Step 6: Building the Model

I chose a simple but powerful model: logistic regression.

pipe = Pipeline([
    ("scaler", StandardScaler()),
    ("clf", LogisticRegression(
        penalty="l1",
        solver="liblinear"
    ))
])

L1 regularization helps:

Remove unimportant features
Keep the model interpretable

Step 7: Comparing Models

I also tested other models:

models = {
    "LogReg": LogisticRegression(),
    "RandomForest": RandomForestClassifier(),
    "XGBoost": XGBClassifier()
}

Interestingly, all models performed similarly.

This shows that: Good data and features matter more than complex models.

What Did I Find?

The results show that short-term predictions (1 day) are almost random, while performance improves significantly at the 20-day horizon and becomes highly predictable over 60–120 days. As the time horizon increases, market noise decreases, trends become clearer, and fundamentals play a more important role.

Turning Predictions into Strategy

To test the model in practice, the predictions were used to build a simple trading strategy: go long when the predicted probability is high, and stay in cash otherwise. The results show higher returns, lower drawdowns, and more stable performance compared to buy-and-hold. This suggests that the model captures useful patterns that can be applied in real trading.

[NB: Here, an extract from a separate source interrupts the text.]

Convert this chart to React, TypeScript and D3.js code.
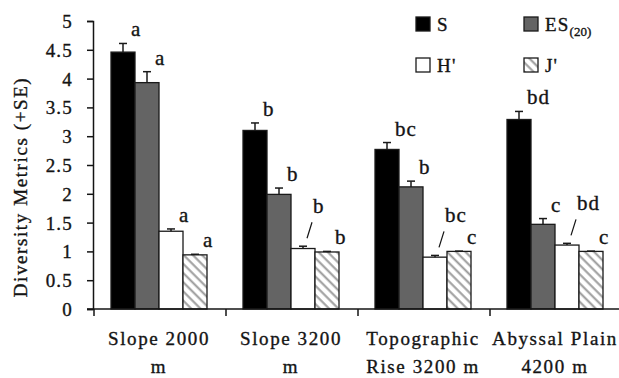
import React, { useEffect, useRef } from 'react';
import * as d3 from 'd3';

const categories = ['Slope 2000 m', 'Slope 3200 m', 'Topographic Rise 3200 m', 'Abyssal Plain 4200 m'];
const categoryLines = [
  ['Slope 2000', 'm'],
  ['Slope 3200', 'm'],
  ['Topographic', 'Rise 3200 m'],
  ['Abyssal Plain', '4200 m'],
];
const seriesNames = ['S', 'ES(20)', "H'", "J'"];

const sValues = [4.46, 3.1, 2.77, 3.29];
const sErrors = [0.15, 0.13, 0.12, 0.14];
const esValues = [3.93, 1.99, 2.12, 1.47];
const esErrors = [0.19, 0.11, 0.1, 0.1];
const hValues = [1.35, 1.05, 0.9, 1.11];
const hErrors = [0.04, 0.04, 0.03, 0.03];
const jValues = [0.94, 0.99, 1.0, 1.0];
const jErrors = [0.01, 0.01, 0.005, 0.005];

const sLetters = ['a', 'b', 'bc', 'bd'];
const esLetters = ['a', 'b', 'b', 'c'];
const hLetters = ['a', 'b', 'bc', 'bd'];
const jLetters = ['a', 'b', 'c', 'c'];
const hLeaders = [false, true, true, true];

const yTicks = [0, 0.5, 1, 1.5, 2, 2.5, 3, 3.5, 4, 4.5, 5];

const App = () => {
  const svgRef = useRef<SVGSVGElement>(null);

  useEffect(() => {
    document.body.style.margin = '0';
    const W = 619;
    const H = 378;
    const left = 93;
    const right = 621;
    const top = 21;
    const bottom = 309;
    const font = 'Liberation Serif, DejaVu Serif, serif';
    const ink = '#141414';

    const root = d3.select(svgRef.current);
    root.selectAll('*').remove();
    root.attr('width', W).attr('height', H).style('font-family', font);

    const defs = root.append('defs');
    const pat = defs
      .append('pattern')
      .attr('id', 'hatch')
      .attr('patternUnits', 'userSpaceOnUse')
      .attr('width', 6.5)
      .attr('height', 6.5)
      .attr('patternTransform', 'rotate(-45)');
    pat.append('rect').attr('width', 6.5).attr('height', 6.5).attr('fill', '#fff');
    pat.append('line').attr('x1', 1.5).attr('y1', 0).attr('x2', 1.5).attr('y2', 6.5)
      .attr('stroke', '#9a9a9a').attr('stroke-width', 2);

    const fills = ['#000', '#646464', '#fff', 'url(#hatch)'];

    const series = [
      { name: seriesNames[0], values: sValues, errors: sErrors, letters: sLetters, leaders: [false, false, false, false] },
      { name: seriesNames[1], values: esValues, errors: esErrors, letters: esLetters, leaders: [false, false, false, false] },
      { name: seriesNames[2], values: hValues, errors: hErrors, letters: hLetters, leaders: hLeaders },
      { name: seriesNames[3], values: jValues, errors: jErrors, letters: jLetters, leaders: [false, false, false, false] },
    ];

    const x0 = d3.scaleBand<string>().domain(categories).range([left, right]).padding(0);
    const x1 = d3.scaleBand<string>().domain(seriesNames).range([0, x0.bandwidth()])
      .paddingInner(0).paddingOuter(0.75);
    const y = d3.scaleLinear().domain([0, 5]).range([bottom, top]);

    // serif text, slightly heavier like the scanned original
    const txt = (sel: any, size: number, spacing: number) =>
      sel.style('font-family', font).style('font-size', `${size}px`).attr('fill', ink)
        .attr('stroke', ink).attr('stroke-width', 0.35)
        .attr('letter-spacing', spacing);

    // y axis
    const yAxis = root.append('g').attr('transform', `translate(${left},0)`)
      .call(d3.axisLeft(y).tickValues(yTicks).tickSize(6).tickPadding(14).tickFormat(d => String(d)));
    yAxis.select('.domain').attr('stroke', ink).attr('stroke-width', 1.5);
    yAxis.selectAll('.tick line').attr('stroke', ink).attr('stroke-width', 1.5);
    txt(yAxis.selectAll('.tick text'), 19, 1.2).attr('dy', '0.34em');

    // bars
    series.forEach((s, si) => {
      const g = root.append('g');
      categories.forEach((c, ci) => {
        const bx = (x0(c) as number) + (x1(s.name) as number);
        const bw = x1.bandwidth();
        const v = s.values[ci];
        g.append('rect')
          .attr('x', bx).attr('y', y(v))
          .attr('width', bw).attr('height', y(0) - y(v))
          .attr('fill', fills[si]).attr('stroke', '#1a1a1a').attr('stroke-width', 1.3);
        const cx = bx + bw / 2;
        const et = y(v + s.errors[ci]);
        g.append('line').attr('x1', cx).attr('x2', cx).attr('y1', y(v)).attr('y2', et)
          .attr('stroke', '#1a1a1a').attr('stroke-width', 1.5);
        g.append('line').attr('x1', cx - 4).attr('x2', cx + 4).attr('y1', et).attr('y2', et)
          .attr('stroke', '#1a1a1a').attr('stroke-width', 1.5);

        const rx = bx + bw;
        if (s.leaders[ci]) {
          g.append('line')
            .attr('x1', rx - 8).attr('y1', et - 8)
            .attr('x2', rx - 3).attr('y2', et - 24)
            .attr('stroke', ink).attr('stroke-width', 1.2);
          txt(g.append('text').attr('x', rx - 2).attr('y', et - 33), 21, 1).text(s.letters[ci]);
        } else {
          txt(g.append('text').attr('x', rx - 4).attr('y', et - 7), 21, 1).text(s.letters[ci]);
        }
      });
    });

    // x axis
    const xAxis = root.append('g');
    xAxis.append('line').attr('x1', left - 6).attr('x2', W).attr('y1', bottom).attr('y2', bottom)
      .attr('stroke', ink).attr('stroke-width', 1.5);
    categories.forEach(c => {
      const tx = x0(c) as number;
      xAxis.append('line').attr('x1', tx + 1).attr('x2', tx + 1).attr('y1', bottom).attr('y2', bottom + 7)
        .attr('stroke', ink).attr('stroke-width', 1.5);
    });
    categories.forEach((c, ci) => {
      const cx = (x0(c) as number) + x0.bandwidth() / 2;
      categoryLines[ci].forEach((line, li) => {
        txt(xAxis.append('text').attr('x', cx).attr('y', 345 + li * 28)
          .attr('text-anchor', 'middle'), 19, 1.6).text(line);
      });
    });

    // y title
    txt(root.append('text')
      .attr('transform', 'translate(27,187) rotate(-90)')
      .attr('text-anchor', 'middle'), 19, 1.6)
      .text('Diversity Metrics (+SE)');

    // legend
    const legendPos = [
      [416, 17],
      [524, 17],
      [416, 58],
      [524, 58],
    ];
    series.forEach((s, si) => {
      const [lx, ly] = legendPos[si];
      const lg = root.append('g');
      lg.append('rect').attr('x', lx).attr('y', ly).attr('width', 14).attr('height', 14)
        .attr('fill', fills[si]).attr('stroke', '#1a1a1a').attr('stroke-width', 1.3);
      const t = txt(lg.append('text').attr('x', lx + 21).attr('y', ly + 14), 19, 1.2);
      if (s.name === 'ES(20)') {
        t.append('tspan').text('ES');
        t.append('tspan').style('font-size', '13px').attr('dy', 5).attr('letter-spacing', 0).text('(20)');
      } else {
        t.text(s.name);
      }
    });
  }, []);

  return <svg ref={svgRef}></svg>;
};

export default App;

signal = (proba > 0.55).astype(int)
strategy_return = signal * R_test.values

Final Thoughts

Strong results don’t always require complex models. Clean data, good features, and a clear problem matter more. Even in noisy markets, data-driven methods can still uncover useful signals—especially over longer horizons.

Key Takeaways

Stock returns are hard to predict in the short term
Predictability improves over longer horizons
Technical signals dominate short-term predictions
Fundamentals matter more in the long run
Simple models can still be very powerful

Technical Skills Used

Python & Data Analysis: pandas, numpy
Machine Learning: Logistic Regression (L1/L2), Random Forest, XGBoost
Quantitative Methods: Time series modeling, return forecasting, feature selection
Feature Engineering: Momentum, volatility, EMA signals, financial ratios
Data Engineering: Point-in-Time (PIT) data pipeline, data cleaning
Model Validation: Accuracy, ROC-AUC, cross-validation, backtesting
Visualization: Matplotlib, Seaborn

References

N. Jegadeesh and S. Titman, “Returns to Buying Winners and Selling Losers,” Journal of Finance, vol. 48, no. 1, pp. 65–91, 1993.
M. Carhart, “On Persistence in Mutual Fund Performance,” Journal of Finance, vol. 52, no. 1, pp. 57–82, 1997.
C. Asness, T. Moskowitz, and L. Pedersen, “Value and Momentum Everywhere,” Journal of Finance, vol. 68, no. 3, pp. 929–985, 2013.
N. Jegadeesh and S. Titman, “Momentum,” Review of Financial Studies, vol. 23, no. 2, pp. 793–826, 2011.
J. B. Heaton, N. G. Polson, and J. H. Witte, “Deep Learning in Finance,” Journal of Political Economy, vol. 129, no. 6, pp. 197–241, 2001.